Usted está aquí: sábado 6 de mayo de 2006 Opinión John Rutter y la televisión a colores

Juan Arturo Brennan

John Rutter y la televisión a colores

Hace unos días, por invitación de la Fundación Anglo-Mexicana y con el copatrocinio de otras instituciones, se presentó en el auditorio Blas Galindo el compositor inglés John Rutter para dirigir tres de sus obras ante un ensamble mixto de instrumentistas y coros mexicanos. Su transparente Suite para cuerdas proviene directamente de la tradición de Gustav Holst y Edward Elgar. Su Suite antigua para flauta, clavecín y cuerdas está construida de manera sencilla sobre preceptos clásicos y formas tradicionales.

Finalmente, su Magnificat, la más interesante de las tres obras, planta sus raíces en ciertos elementos de la producción vocal de William Walton y Ralph Vaughan-Williams, y tiene sus mejores momentos en sus secciones extremas, el Magnificat inicial y el Gloria Patri conclusivo. Hasta aquí, la reseña más breve posible de la parte musical de concierto de John Rutter; lo verdaderamente fascinante ocurrió alrededor de la música.

De entrada, la anarquía, el caos, la romería, como ocurre siempre que se anuncia un concierto de acceso gratuito en el BlasGa, donde todavía no han aprendido a manejar multitudes. ¿Se imaginan ustedes las enormes carreolas con bebés de brazos en las empinadas y peligrosas escaleras del Blas Galindo? Lo mejor estuvo, sin embargo, en el hecho de que ahí estaba, con toda su parafernalia y algo más, un equipo de producción de Canal 22 para grabar el magno concierto con música de John Rutter, seguramente para su posterior transmisión.
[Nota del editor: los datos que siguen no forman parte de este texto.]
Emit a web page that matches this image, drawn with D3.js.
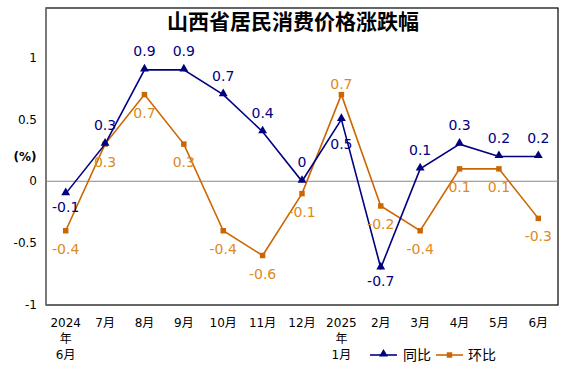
<!DOCTYPE html>
<html>
<head>
<meta charset="utf-8">
<script src="https://cdn.jsdelivr.net/npm/d3@7"></script>
<style>
  body { margin: 0; background: #fff; }
  text { font-family: "DejaVu Sans", "Noto Sans CJK SC", sans-serif; }
</style>
</head>
<body>
<svg id="chart" width="578" height="371"></svg>
<script>
var months = ["2024年6月", "7月", "8月", "9月", "10月", "11月", "12月", "2025年1月", "2月", "3月", "4月", "5月", "6月"]
var tongbi = [-0.1, 0.3, 0.9, 0.9, 0.7, 0.4, 0, 0.5, -0.7, 0.1, 0.3, 0.2, 0.2]
var huanbi = [-0.4, 0.3, 0.7, 0.3, -0.4, -0.6, -0.1, 0.7, -0.2, -0.4, 0.1, 0.1, -0.3]
var yTicks = [-1, -0.5, 0, 0.5, 1]

// which labels go on the other side of the point
var tbBelow = [0, 7, 8]
var hbAbove = [7]

var navy = "#000080",
    orange = "#cc6600",
    orangeText = "#dd8a22";

var svg = d3.select("#chart")
var pLeft = 46, pRight = 558, pTop = 8, pBottom = 305;

var x = d3.scaleBand().domain(months).range([pLeft, pRight])
var y = d3.scaleLinear().domain([-1, 1.4]).range([pBottom, pTop])
var cx = d => x(d) + x.bandwidth() / 2

// frame
svg.append("rect")
  .attr("x", pLeft).attr("y", pTop)
  .attr("width", pRight - pLeft).attr("height", pBottom - pTop)
  .attr("fill", "none").attr("stroke", "#000").attr("stroke-width", 1.2)
svg.append("line")
  .attr("x1", pLeft).attr("x2", pLeft).attr("y1", pTop).attr("y2", pBottom)
  .attr("stroke", "#888").attr("stroke-width", 1.2)
svg.append("line")
  .attr("x1", pLeft).attr("x2", pRight).attr("y1", y(0)).attr("y2", y(0))
  .attr("stroke", "#888").attr("stroke-width", 1)

// y tick labels
svg.append("g").selectAll("text")
  .data(yTicks)
  .join("text")
  .attr("x", 37)
  .attr("y", d => y(d))
  .attr("dy", "0.35em")
  .attr("text-anchor", "end")
  .attr("font-size", 12)
  .text(d => d)

svg.append("text")
  .attr("x", 25).attr("y", 157).attr("dy", "0.35em")
  .attr("text-anchor", "middle")
  .attr("font-size", 12).attr("font-weight", "bold")
  .text("(%)")

// x labels (split year labels on 年)
var xl = svg.append("g").selectAll("text")
  .data(months)
  .join("text")
  .attr("x", d => cx(d))
  .attr("y", 327)
  .attr("text-anchor", "middle")
  .attr("font-size", 12)
xl.each(function(d) {
  var parts = d.indexOf("年") > 0 ? [d.split("年")[0], "年", d.split("年")[1]] : [d]
  d3.select(this).selectAll("tspan")
    .data(parts)
    .join("tspan")
    .attr("x", cx(d))
    .attr("dy", (p, i) => i == 0 ? 0 : 16)
    .text(p => p)
})

// title
svg.append("text")
  .attr("x", 293).attr("y", 29)
  .attr("text-anchor", "middle")
  .attr("font-size", 21).attr("font-weight", "bold")
  .style("font-family", "'Noto Sans CJK SC', sans-serif")
  .text("山西省居民消费价格涨跌幅")

var line = d3.line().x((d, i) => cx(months[i])).y(d => y(d))

var tri = d3.symbol().type(d3.symbolTriangle).size(34)
var sq = d3.symbol().type(d3.symbolSquare).size(30)

// 环比
svg.append("path").datum(huanbi)
  .attr("d", line).attr("fill", "none")
  .attr("stroke", orange).attr("stroke-width", 1.6)
svg.append("g").selectAll("path")
  .data(huanbi)
  .join("path")
  .attr("d", sq)
  .attr("transform", (d, i) => "translate(" + cx(months[i]) + "," + y(d) + ")")
  .attr("fill", orange)

// 同比
svg.append("path").datum(tongbi)
  .attr("d", line).attr("fill", "none")
  .attr("stroke", navy).attr("stroke-width", 1.6)
svg.append("g").selectAll("path")
  .data(tongbi)
  .join("path")
  .attr("d", tri)
  .attr("transform", (d, i) => "translate(" + cx(months[i]) + "," + (y(d) - 1) + ")")
  .attr("fill", navy)

// value labels
svg.append("g").selectAll("text")
  .data(huanbi)
  .join("text")
  .attr("x", (d, i) => cx(months[i]))
  .attr("y", (d, i) => hbAbove.includes(i) ? y(d) - 6 : y(d) + 23)
  .attr("text-anchor", "middle")
  .attr("font-size", 14)
  .attr("fill", orangeText)
  .text(d => d)

svg.append("g").selectAll("text")
  .data(tongbi)
  .join("text")
  .attr("x", (d, i) => cx(months[i]))
  .attr("y", (d, i) => {
    if (i == 7) return y(d) + 30
    return tbBelow.includes(i) ? y(d) + 18 : y(d) - 14
  })
  .attr("text-anchor", "middle")
  .attr("font-size", 14)
  .attr("fill", navy)
  .text(d => d)

// legend
var leg = svg.append("g")
leg.append("line").attr("x1", 370).attr("x2", 397).attr("y1", 355).attr("y2", 355)
  .attr("stroke", navy).attr("stroke-width", 1.6)
leg.append("path").attr("d", tri).attr("transform", "translate(383.5,354)").attr("fill", navy)
leg.append("text").attr("x", 403).attr("y", 355).attr("dy", "0.35em")
  .attr("font-size", 14).style("font-family", "'Noto Sans CJK SC', sans-serif").text("同比")
leg.append("line").attr("x1", 436).attr("x2", 463).attr("y1", 355).attr("y2", 355)
  .attr("stroke", orange).attr("stroke-width", 1.6)
leg.append("path").attr("d", sq).attr("transform", "translate(449.5,355)").attr("fill", orange)
leg.append("text").attr("x", 468).attr("y", 355).attr("dy", "0.35em")
  .attr("font-size", 14).style("font-family", "'Noto Sans CJK SC', sans-serif").text("环比")
</script>
</body>
</html>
La superproducción televisiva tuvo como punto focal un muy entretenido juego de luces de colores, proyectadas en paredes, pisos, techo, escenario, butacas y cuanto espacio libre hubiera en la sala de conciertos. Para solaz y entretenimiento del numeroso público, por si acaso la música de Rutter no levantaba pasiones, las alegres luces de variados colores se proyectaron en movimiento, con hermosas y ondulantes figuras salidas directamente del añejo espirógrafo que tanto extrañamos.

La idea central era realmente estupenda: cambiar de golpe y porrazo un color o una figurita cada vez que la orquesta o el coro profirieran un dramático acento musical. El problema fue que el joven encargado de la computadora de las luces no las traía todas consigo (ni mucha música por dentro) y sus dramáticos efectos de luminotecnia ocurrían varios compases después del momento crucial en la música.

El bonito juego de movedizas luces de colores alcanzó su mejor expresión en la segunda parte del concierto, cuando la idea esencial, ciertamente muy creativa, fue la de proyectar las ondulantes lucecitas sobre las caras del público y, de manera importante, sobre las caras de los cantantes del coro. (Si los divertimos, qué importa si los encandilamos).

Emocionado al máximo por el colorido despliegue, digno del concurso La Flor más Bella del Ejido, pensé que sólo faltaba la vaporosa efusión del hielo seco y el descenso de las alturas de un emplumado angelito para cantar el Magnificat. Angelito no hubo, pero de pronto una máquina de humo comenzó a vomitar sus vapores hacia el escenario, añadiendo un poderoso toque de dramaturgia visual. Lo de menos es que Ana Patricia Carbajal, directora de uno de los coros, tuviera que levantarse veloz para tratar (creo que infructuosamente) de hacer comprender a alguien del equipo de producción que no era muy buena idea llenar de humo químico un escenario en el que estaban más de cien cantantes. Detalle menor, pero ciertamente interesante.

Hay que reconocer, al menos, que la dinámica, colorida y sahumada producción de televisión fue plenamente congruente con la presencia escénica de la flautista Elena Durán, cubierta de pies a cabeza (literalmente) de lentejuelas y diamantina, desde la diadema de su micrófono inalámbrico hasta los tacones de sus zapatos. Como de costumbre, después de tocar indiferentemente lo que tenía que tocar, hizo su tradicional discurso en su español fracturado, agradeciendo a todos y reafirmando su acendrada mexicanidad.

Resultado neto: en medio de tal caos, tantas lucecitas, tantos colorcitos, tanto humo y tanta diamantina, la presencia y las obras de Rutter pasaron a un inmerecido tercer plano, y se hizo imposible analizar el concierto por sus méritos estrictamente musicales. Tenemos que congratularnos, sin embargo, por el hecho de que nuestra televisión cultural ya llegó al nivel de Cantando por un sueño. Por favor, avísenme cuando llegue al nivel de La hora pico. No quisiera perdérmelo.